The purpose, he says, is to spread the news that beautiful words, whether recited or sung, should be a part of everyone’s life, one way or another.
“There are an enormous number of ways in which a poet can create a life for themselves,” Gioia says. “In our society, usually, it now involves some
kind of activism, which is to
say ‘active involvement’ in their own communities.”
One thing a life devoted to poetry should not have to be, Gioia insists, is lonely.
“I don’t believe that most poetry is an affair of infinite solitude and isolation,” he says. “Some poets work that way. But for myself, I write poems, I write words for composers—in classical, jazz and pop genres—I teach, I talk about poetry in the media, and I give public appearances. And I would not enjoy a life in which I had to lose any of those things.”

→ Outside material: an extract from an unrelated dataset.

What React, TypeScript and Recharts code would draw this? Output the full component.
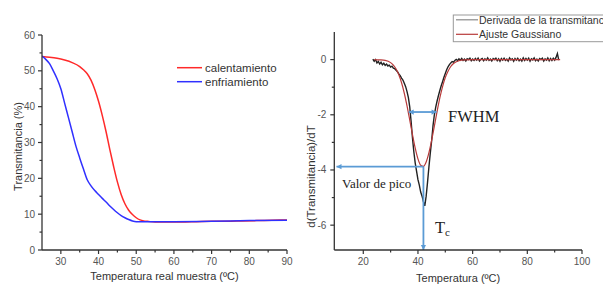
import React from 'react';
import { LineChart, Line, XAxis, YAxis, ReferenceLine } from 'recharts';

// left panel: transmittance vs sample temperature
const calentT = [25, 27, 29, 31, 33, 35, 36, 37, 38, 39, 40, 41, 42, 43, 44, 45, 46, 47, 48, 49, 50, 51, 52, 53, 55, 58, 62, 66, 70, 74, 78, 82, 86, 90];
const calentV = [54.0, 53.8, 53.5, 53.0, 52.3, 51.2, 50.3, 49.2, 47.4, 44.8, 41.5, 37.5, 33.0, 28.0, 23.3, 19.0, 15.5, 12.9, 11.1, 9.9, 9.0, 8.4, 8.1, 8.0, 7.8, 7.8, 7.8, 7.9, 8.0, 8.0, 8.1, 8.2, 8.3, 8.4];
const enfriT = [25, 26, 27, 28, 29, 30, 31, 32, 33, 34, 35, 36, 37, 38, 39, 40, 41, 42, 43, 44, 45, 46, 47, 48, 49, 50, 55, 60, 70, 80, 90];
const enfriV = [54.1, 53.2, 52.0, 50.0, 47.8, 45.0, 41.0, 37.0, 33.0, 29.0, 25.7, 22.6, 19.6, 17.9, 16.6, 15.5, 14.4, 13.4, 12.3, 11.3, 10.4, 9.6, 9.0, 8.5, 8.1, 7.9, 7.9, 7.9, 8.0, 8.2, 8.3];
const leftNames = ['calentamiento', 'enfriamiento'];
const leftColors = ['#ff2a2a', '#3030ff'];
const leftXTicks = [30, 35, 40, 45, 50, 55, 60, 65, 70, 75, 80, 85, 90];
const leftXMajor = [30, 40, 50, 60, 70, 80, 90];
const leftYTicks = [0, 5, 10, 15, 20, 25, 30, 35, 40, 45, 50, 55, 60];
const leftYMajor = [0, 10, 20, 30, 40, 50, 60];

// right panel: derivative of transmittance and gaussian fit
const derivT = [23.5, 24, 24.5, 25, 25.5, 26, 26.5, 27, 27.5, 28, 28.5, 29, 29.5, 30, 30.5, 31, 31.5, 32, 32.5, 33, 33.5, 34, 34.5, 35, 35.5, 36, 36.5, 37, 37.5, 38, 38.5, 39, 39.5, 40, 40.5, 41, 41.5, 42, 42.5, 43, 43.5, 44, 44.5, 45, 45.5, 46, 46.5, 47, 47.5, 48, 48.5, 49, 49.5, 50, 50.5, 51, 51.5, 52, 52.5, 53, 53.5, 54, 54.5, 55, 55.5, 56, 56.5, 57, 57.5, 58, 58.5, 59, 59.5, 60, 60.5, 61, 61.5, 62, 62.5, 63, 63.5, 64, 64.5, 65, 65.5, 66, 66.5, 67, 67.5, 68, 68.5, 69, 69.5, 70, 70.5, 71, 71.5, 72, 72.5, 73, 73.5, 74, 74.5, 75, 75.5, 76, 76.5, 77, 77.5, 78, 78.5, 79, 79.5, 80, 80.5, 81, 81.5, 82, 82.5, 83, 83.5, 84, 84.5, 85, 85.5, 86, 86.5, 87, 87.5, 88, 88.5, 89, 89.5, 90, 90.5, 91, 91.5];
const derivV = [0.02, -0.06, 0.0, -0.12, -0.07, -0.16, -0.1, -0.19, -0.13, -0.21, -0.16, -0.23, -0.2, -0.27, -0.24, -0.31, -0.33, -0.39, -0.44, -0.52, -0.58, -0.67, -0.74, -0.86, -0.98, -1.16, -1.38, -1.72, -2.25, -2.85, -3.35, -3.75, -4.05, -4.35, -4.55, -4.8, -4.95, -5.15, -5.3, -4.95, -4.45, -3.9, -3.4, -2.95, -2.4, -2.0, -1.72, -1.5, -1.3, -1.12, -0.95, -0.8, -0.64, -0.5, -0.37, -0.26, -0.18, -0.12, -0.07, -0.09, -0.03, 0.01, -0.04, 0.03, -0.02, 0.04, -0.03, 0.02, -0.05, 0.03, 0.0, 0.05, -0.04, 0.02, -0.03, 0.04, -0.02, 0.05, -0.05, 0.01, 0.04, -0.04, 0.03, -0.02, 0.06, -0.03, 0.02, -0.05, 0.04, 0.0, 0.05, -0.04, 0.03, -0.06, 0.04, -0.02, 0.05, -0.03, 0.02, -0.05, 0.06, -0.01, 0.03, -0.06, 0.04, -0.02, 0.05, -0.04, 0.02, -0.05, 0.06, -0.03, 0.04, -0.02, 0.05, -0.06, 0.03, -0.01, 0.06, -0.04, 0.02, -0.05, 0.04, 0.0, 0.05, -0.05, 0.03, -0.02, 0.06, -0.04, 0.04, -0.03, 0.05, -0.02, 0.08, 0.22, -0.02];
const gaussT = [24, 26, 28, 30, 31, 32, 33, 34, 35, 36, 37, 38, 39, 40, 41, 42, 43, 44, 45, 46, 47, 48, 49, 50, 51, 52, 53, 55, 57, 60, 70, 80, 92];
const gaussV = [0, -0.01, -0.03, -0.11, -0.2, -0.34, -0.55, -0.84, -1.22, -1.68, -2.19, -2.72, -3.21, -3.6, -3.83, -3.87, -3.71, -3.38, -2.93, -2.41, -1.88, -1.39, -0.98, -0.65, -0.42, -0.25, -0.14, -0.04, -0.01, 0, 0, 0, 0];
const rightNames = ['Derivada de la transmitancia', 'Ajuste Gaussiano'];
const rightColors = ['#222222', '#b83a3a'];
const rightLegendColors = ['#8a8a8a', '#b83a3a'];
const rightXTicks = [20, 30, 40, 50, 60, 70, 80, 90, 100];
const rightXMajor = [20, 40, 60, 80, 100];
const rightYTicks = [-6, -5, -4, -3, -2, -1, 0];
const rightYMajor = [-6, -4, -2, 0];

// annotations (data coordinates)
const fwhmT = [36.6, 46.8];
const fwhmV = -1.9;
const peakT = 42;
const peakV = -3.88;
const peakArrowEndT = 10.2;
const yMinRight = -6.9;

const pts = (ts: number[], vs: number[]) => ts.map((t, i) => ({ t, v: vs[i] }));

const AXIS = '#333';
const TICK_TEXT = '#555';
const ANN = '#5b9bd5';

const BottomTick = (p: any) => {
  const { x, y, payload, majors } = p;
  const major = majors.includes(payload.value);
  return (
    <g>
      <line x1={x} x2={x} y1={y} y2={y + (major ? 4 : 2.5)} stroke={AXIS} strokeWidth={1.2} />
      {major && (
        <text x={x} y={y + 15} textAnchor="middle" fontSize={10} fill={TICK_TEXT}>
          {payload.value}
        </text>
      )}
    </g>
  );
};

const LeftTick = (p: any) => {
  const { x, y, payload, majors, gap } = p;
  const major = majors.includes(payload.value);
  return (
    <g>
      <line x1={x} x2={x - (major ? 4 : 2.5)} y1={y} y2={y} stroke={AXIS} strokeWidth={1.2} />
      {major && (
        <text x={x - gap} y={y + 3.5} textAnchor="end" fontSize={10} fill={TICK_TEXT}>
          {payload.value}
        </text>
      )}
    </g>
  );
};

const arrowShape = (both: boolean) => (p: any) => {
  const { x1, y1, x2, y2 } = p;
  if ([x1, y1, x2, y2].some((n) => typeof n !== 'number' || isNaN(n))) return <g />;
  const head = (hx: number, hy: number, fx: number, fy: number) => {
    const a = Math.atan2(hy - fy, hx - fx);
    const L = 5;
    const W = 2.6;
    const bx = hx - L * Math.cos(a);
    const by = hy - L * Math.sin(a);
    const pts = `${hx},${hy} ${bx - W * Math.sin(a)},${by + W * Math.cos(a)} ${bx + W * Math.sin(a)},${by - W * Math.cos(a)}`;
    return <polygon points={pts} fill={ANN} />;
  };
  return (
    <g>
      <line x1={x1} y1={y1} x2={x2} y2={y2} stroke={ANN} strokeWidth={1.8} />
      {head(x2, y2, x1, y1)}
      {both && head(x1, y1, x2, y2)}
    </g>
  );
};

export default function App() {
  const axisLine = { stroke: AXIS, strokeWidth: 1.3 };
  return (
    <div
      style={{
        position: 'absolute',
        left: 0,
        top: 0,
        width: 603,
        height: 284,
        overflow: 'hidden',
        background: '#fff',
        fontFamily: '"Liberation Sans", Arial, sans-serif',
      }}
    >
      <div style={{ position: 'absolute', left: 0, top: 0 }}>
        <LineChart width={300} height={284} margin={{ top: 35, right: 13, bottom: 4, left: 2 }}>
          <XAxis
            type="number"
            dataKey="t"
            domain={[25, 90]}
            ticks={leftXTicks}
            interval={0}
            allowDataOverflow
            height={30}
            tickSize={0}
            tickMargin={0}
            axisLine={axisLine}
            tickLine={false}
            tick={(p: any) => <BottomTick {...p} majors={leftXMajor} />}
            label={{ value: 'Temperatura real muestra (ºC)', position: 'insideBottom', offset: 0, fontSize: 11, fill: '#333' }}
          />
          <YAxis
            type="number"
            domain={[0, 60]}
            ticks={leftYTicks}
            interval={0}
            allowDataOverflow
            width={40}
            tickSize={0}
            tickMargin={0}
            axisLine={axisLine}
            tickLine={false}
            tick={(p: any) => <LeftTick {...p} majors={leftYMajor} gap={7} />}
          />
          <Line data={pts(calentT, calentV)} dataKey="v" type="monotone" stroke={leftColors[0]} strokeWidth={1.5} dot={false} isAnimationActive={false} />
          <Line data={pts(enfriT, enfriV)} dataKey="v" type="monotone" stroke={leftColors[1]} strokeWidth={1.5} dot={false} isAnimationActive={false} />
        </LineChart>
      </div>

      <div style={{ position: 'absolute', left: 300, top: 0 }}>
        <LineChart width={303} height={284} margin={{ top: 32, right: 21, bottom: 4, left: 2 }}>
          <XAxis
            type="number"
            dataKey="t"
            domain={[9.4, 100]}
            ticks={rightXTicks}
            interval={0}
            allowDataOverflow
            height={30}
            tickSize={0}
            tickMargin={0}
            axisLine={axisLine}
            tickLine={false}
            tick={(p: any) => <BottomTick {...p} majors={rightXMajor} />}
            label={{ value: 'Temperatura (ºC)', position: 'insideBottom', offset: -1.5, fontSize: 11, fill: '#333' }}
          />
          <YAxis
            type="number"
            domain={[yMinRight, 1]}
            ticks={rightYTicks}
            interval={0}
            allowDataOverflow
            width={32.3}
            tickSize={0}
            tickMargin={0}
            axisLine={axisLine}
            tickLine={false}
            tick={(p: any) => <LeftTick {...p} majors={rightYMajor} gap={8} />}
          />
          <Line data={pts(derivT, derivV)} dataKey="v" type="linear" stroke={rightColors[0]} strokeWidth={1.4} dot={false} isAnimationActive={false} />
          <Line data={pts(gaussT, gaussV)} dataKey="v" type="monotone" stroke={rightColors[1]} strokeWidth={1.2} dot={false} isAnimationActive={false} />
          <ReferenceLine
            segment={[{ x: fwhmT[0], y: fwhmV }, { x: fwhmT[1], y: fwhmV }]}
            ifOverflow="visible"
            shape={arrowShape(true)}
          />
          <ReferenceLine
            segment={[{ x: peakT, y: peakV }, { x: peakArrowEndT, y: peakV }]}
            ifOverflow="visible"
            shape={arrowShape(false)}
          />
          <ReferenceLine
            segment={[{ x: peakT, y: peakV }, { x: peakT, y: yMinRight }]}
            ifOverflow="visible"
            shape={arrowShape(false)}
          />
        </LineChart>
      </div>

      <svg width={603} height={284} style={{ position: 'absolute', left: 0, top: 0, pointerEvents: 'none' }}>
        {/* axis titles on the y side */}
        <text x={18.3} y={146.5} transform="rotate(-90 18.3 146.5)" textAnchor="middle" dominantBaseline="central" fontSize={11} fill="#333">
          Transmitancia (%)
        </text>
        <text x={311} y={176.5} transform="rotate(-90 311 176.5)" textAnchor="middle" dominantBaseline="central" fontSize={11.5} fill="#333">
          d(Transmitancia)/dT
        </text>

        {/* left legend */}
        {leftNames.map((n, i) => (
          <g key={n}>
            <line x1={177} x2={202} y1={67.7 + i * 14} y2={67.7 + i * 14} stroke={leftColors[i]} strokeWidth={1.5} />
            <text x={205} y={71.7 + i * 14} fontSize={11.5} fill="#333">{n}</text>
          </g>
        ))}

        {/* right legend, cut by the page edge as in the original */}
        <rect x={453.3} y={15} width={200} height={26.7} fill="#fff" stroke="#999" strokeWidth={1} />
        {rightNames.map((n, i) => (
          <g key={n}>
            <line x1={456} x2={478} y1={19.8 + i * 14.5} y2={19.8 + i * 14.5} stroke={rightLegendColors[i]} strokeWidth={1.2} />
            <text x={479} y={23.6 + i * 14.5} fontSize={10.5} fill="#333">{n}</text>
          </g>
        ))}

        {/* annotations */}
        <text x={448} y={122} fontFamily='"Liberation Serif", "Times New Roman", serif' fontSize={16.5} fill="#222">FWHM</text>
        <text x={342} y={187.5} fontFamily='"Liberation Serif", "Times New Roman", serif' fontSize={13} fill="#222">Valor de pico</text>
        <text x={435} y={233} fontFamily='"Liberation Serif", "Times New Roman", serif' fontSize={16.5} fill="#222">
          T<tspan fontSize={11} dy={3}>c</tspan>
        </text>
      </svg>
    </div>
  );
}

He repeats the old joke that the only problem with being a poet is deciding what to do with the other 23 hours of your day.
“Most poets find other things to do aside from just writing poetry, some of them cultural, some of them civic,” he says.
He fills his non-writing time reminding people that the unique power of a good poem, well recited, is a thing worth praising and promoting.
“I’ve spoken to a thousand audiences, without exaggeration,” he says. “When I was chairman of the [NEA], I would give a talk two or three times a day, and I would almost always include a poem. The audiences loved it.”
The amazing thing, he says, isn’t that audiences appreciated hearing a good poem recited by one of poetry’s most significant cheerleaders.
“What amazed me,” he says, “is how often they’d tell me it was the first time they’d ever heard someone recite a poem out loud. That’s something that we’re eager to change.”